# Prove N X N is countable and provide a bijective function

1. Apr 3, 2011

### riskybeats

1. The problem statement, all variables and given/known data

Prove that N X N is denumerable and provide a bijective function (also prove that the function is bijective)

2. Relevant equations

Cantor's Diagonalization argument

3. The attempt at a solution

My teacher provided a full solution, but it is in coming up with the function which is where I get stumped. He provides this algorithm:

For (a,b) proceeding (c,d) in the list, we list (a,b) following this algorithm

i) Either a + b < c + d
ii) or if a + b = c + d, a < c

note if a + b = c + d, and a = c, then b = d.

He goes on to list the pairs following the algorithm:
(1,1);
(1,2),(2,1);
(1,3),(2,2),(3,1);
...
(1,a+b - 2),(2,a+b-3),...,(a+b-2,1);
(1,a+b-1),(2,a+b-2),...(a-1,b+1),(a,b);

Then if k is the step belonging to where the pair is in the list (with k belonging to N), then
k = 1 + 2 + 3 + ... + a + b - 2 + a = (a + b - 2)(a + b - 1)/2 + a

I get that induction is used in the last point, and we are summing all the pairs. The only thing I don't understand is how we know that a + b - 2 is always the number of terms in the "group" of numbers following the "group" containing (a,b). I can see when I plug in some arbitrary a,b, that yes, it does end up that way. But I want it to be a bit more rigorous than that.

Any insights? Thanks!

2. Apr 4, 2011

### Stephen Tashi

What pair? (a,b) ?
Do you mean "following" or "preceding"? By "the group containing (a,b)", do you mean the set of pairs whose sums are equal to a+b ?

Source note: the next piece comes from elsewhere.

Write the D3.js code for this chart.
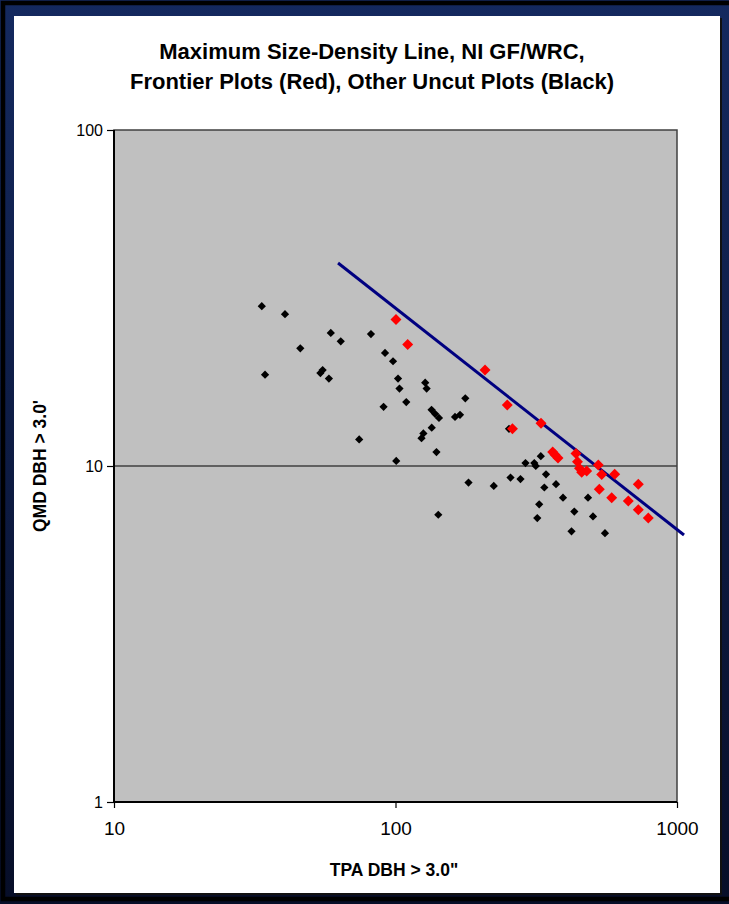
<!DOCTYPE html>
<html>
<head>
    <meta charset="utf-8">
    <title>Maximum Size-Density Line</title>
    <script src="https://d3js.org/d3.v7.min.js"></script>
    <style>
        html, body { margin: 0; padding: 0; background: #0b1a48; }
        svg { display: block; }
        text { font-family: "Liberation Sans", Arial, sans-serif; fill: #000; }
        .title { font-size: 22px; font-weight: bold; }
        .axisTitle { font-size: 17.5px; font-weight: bold; }
        .ytick text { font-size: 16px; }
        .xtick text { font-size: 19px; }
    </style>
</head>
<body>
    <svg width="729" height="904"></svg>
    <script>
        // uncut plots (black)
        var otherTPA = [33.5, 40.5, 58.9, 63.9, 45.9, 81.8, 91.8, 98.0, 34.4, 54.1, 55.1, 58.0,
            102.1, 103.3, 127.5, 129, 109.2, 90.7, 177, 134.3, 138.2, 142.7, 162.7, 169.5,
            134.5, 125.6, 123.7, 74.3, 139.8, 100.6, 181.7, 223.4, 141.9, 256.2, 278, 253,
            289.6, 311.2, 315, 328.2, 342.5, 371.7, 337.8, 393.6, 482.9, 323.9, 318.9, 431.7,
            503, 421.9, 554.8];
        var otherQMD = [29.9, 28.3, 24.9, 23.5, 22.4, 24.7, 21.7, 20.5, 18.7, 18.9, 19.3, 18.2,
            18.2, 17.0, 17.7, 17.0, 15.5, 15.0, 15.9, 14.7, 14.3, 13.9, 14.0, 14.2,
            13.0, 12.5, 12.1, 12.0, 11.0, 10.35, 8.93, 8.72, 7.16, 9.24, 9.14, 12.9,
            10.2, 10.2, 10.0, 10.7, 9.45, 8.83, 8.63, 8.05, 8.05, 7.69, 7.0, 7.32,
            7.08, 6.39, 6.31];

        // frontier plots (red)
        var frontierTPA = [100.4, 110.5, 208, 249.5, 260.3, 328.8, 361.7, 368.6, 377.8, 437.7,
            443.1, 450.4, 458.6, 477.7, 525.3, 540.1, 600.7, 529.7, 586.2, 671.4, 728.8, 728.8, 790.7];
        var frontierQMD = [27.3, 23.0, 19.3, 15.2, 12.9, 13.4, 11.0, 10.8, 10.56, 10.9,
            10.3, 9.84, 9.58, 9.66, 10.07, 9.43, 9.45, 8.53, 8.05, 7.87, 8.83, 7.41, 7.0];

        // max size-density line end points
        var lineTPA = [62.5, 1059];
        var lineQMD = [40.2, 6.23];

        var xTicks = [10, 100, 1000];
        var yTicks = [1, 10, 100];

        var svg = d3.select("svg");

        // slide background
        var grad = svg.append("defs").append("linearGradient")
            .attr("id", "bg").attr("x1", 0).attr("y1", 0).attr("x2", 0).attr("y2", 1);
        grad.append("stop").attr("offset", "0%").attr("stop-color", "#14295f");
        grad.append("stop").attr("offset", "100%").attr("stop-color", "#070e28");
        svg.append("rect").attr("width", 729).attr("height", 904).attr("fill", "url(#bg)");
        svg.append("rect").attr("x", 3).attr("y", 3).attr("width", 740).attr("height", 896)
            .attr("fill", "none").attr("stroke", "#000").attr("stroke-width", 4.5);

        // chart panel
        svg.append("rect").attr("x", 16).attr("y", 18).attr("width", 706).attr("height", 877)
            .attr("fill", "#111");
        svg.append("rect").attr("x", 14).attr("y", 16).attr("width", 706).attr("height", 877)
            .attr("fill", "#fff");

        var x = d3.scaleLog().domain([10, 1000]).range([114, 677]);
        var y = d3.scaleLog().domain([1, 100]).range([802, 130]);

        // plot area
        svg.append("rect")
            .attr("x", x(10)).attr("y", y(100))
            .attr("width", x(1000) - x(10)).attr("height", y(1) - y(100))
            .attr("fill", "#c0c0c0")
            .attr("stroke", "#404040").attr("stroke-width", 1.5);

        svg.append("line")
            .attr("x1", x(10)).attr("x2", x(1000))
            .attr("y1", y(10)).attr("y2", y(10))
            .attr("stroke", "#404040").attr("stroke-width", 1.5);

        // axes
        var yAxis = svg.append("g")
            .attr("class", "ytick")
            .attr("transform", "translate(" + x(10) + ",0)")
            .call(d3.axisLeft(y).tickValues(yTicks).tickFormat(d3.format("d")).tickSize(7).tickPadding(4));
        var xAxis = svg.append("g")
            .attr("class", "xtick")
            .attr("transform", "translate(0," + y(1) + ")")
            .call(d3.axisBottom(x).tickValues(xTicks).tickFormat(d3.format("d")).tickSize(6).tickPadding(14));
        svg.selectAll(".domain").attr("stroke", "#000").attr("stroke-width", 2);
        yAxis.select(".domain").attr("d", "M0," + y(1) + "V" + y(100));
        xAxis.select(".domain").attr("d", "M" + x(10) + ",0H" + x(1000));
        svg.selectAll(".tick line").attr("stroke", "#000").attr("stroke-width", 1.2);
        svg.selectAll(".tick text").attr("fill", "#000");

        // size-density line
        svg.append("line")
            .attr("x1", x(lineTPA[0])).attr("y1", y(lineQMD[0]))
            .attr("x2", x(lineTPA[1])).attr("y2", y(lineQMD[1]))
            .attr("stroke", "#000080").attr("stroke-width", 3);

        var other = otherTPA.map(function (d, i) { return { tpa: d, qmd: otherQMD[i] }; });
        var frontier = frontierTPA.map(function (d, i) { return { tpa: d, qmd: frontierQMD[i] }; });

        svg.append("g").selectAll("path")
            .data(other)
            .enter().append("path")
            .attr("d", d3.symbol(d3.symbolSquare, 34))
            .attr("transform", d => "translate(" + x(d.tpa) + "," + y(d.qmd) + ") rotate(45)")
            .attr("fill", "#000");

        svg.append("g").selectAll("path")
            .data(frontier)
            .enter().append("path")
            .attr("d", d3.symbol(d3.symbolSquare, 60))
            .attr("transform", d => "translate(" + x(d.tpa) + "," + y(d.qmd) + ") rotate(45)")
            .attr("fill", "#ff0000");

        // titles
        svg.append("text").attr("class", "title")
            .attr("x", 372).attr("y", 59).attr("text-anchor", "middle")
            .text("Maximum Size-Density Line, NI GF/WRC,");
        svg.append("text").attr("class", "title")
            .attr("x", 372).attr("y", 89).attr("text-anchor", "middle")
            .text("Frontier Plots (Red), Other Uncut Plots (Black)");

        svg.append("text").attr("class", "axisTitle")
            .attr("x", 394).attr("y", 876).attr("text-anchor", "middle")
            .text("TPA DBH > 3.0\"");
        svg.append("text").attr("class", "axisTitle")
            .attr("transform", "translate(46," + y(10) + ") rotate(-90)")
            .attr("text-anchor", "middle")
            .text("QMD DBH > 3.0'");
    </script>
</body>
</html>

The set preceding those that sum to a+b are the (x,y) such that x+y = a + b -1. For a sum of N, there are N-1 ordered pairs of numbers with that sum since the first number can be any of 1,2...N-1. So the number of (x,y) pairs is (a+b-1)-1 = a + b -2.

3. Apr 4, 2011

### riskybeats

Sorry for the confusing wording, I meant preceding. That makes more sense, but I am still not sure why there is the condition that x + y = a + b - 1. For the set of paired numbers before the set containing (a,b), there are a + b - 2 members. For the set containing (a,b), there are a members, since it stops at that pair. So why wouldn't it be a + b - 3? Making k = 1 + 2 + ... + a + b - 3 + a ?

Also, how do we know that it goes
(1,1)
(1,2)(2,1)
...
(1,a + b - 2).. ?

Meaning, is it just observation that b would be a + b - 2 in the set of numbers preceding the set containing (a,b)?

4. Apr 4, 2011

### riskybeats

Actually I get what you mean, and that would work with the conditions of the algorithm as well. But how do we know that the set preceding the set which has the pairs satisfying a + b contain the pair (a,b)?

Ps. This is a great way to practice talking about this stuff correctly (or at least trying to). Thanks for the practice!

5. Apr 4, 2011

### Stephen Tashi

The set of ordered pairs that preceeds those whose sum is a+b, is the set whose sum is one less than a+b.

Yes
Yes
What do you mean by "it"? , the sum that defines the ordered pairs in the set that preceeds (a,b) ? Or the number of ordered pairs in that set?

I think it goes
(1,1) (those that sum to 2)
(1,2)(2,1) (those that sum to 3)
....
(1,a+b-2)(2,a+b-3)(3,a+b-4)....(a+b-2,1) (those that sum to a+b-1)
(1,a+b-1)(2,a+b-2)...(a,b) (some of those that sum to a+b)

I don't know what that means.

6. Apr 4, 2011

### riskybeats

Okay that makes sense. Thanks for your help.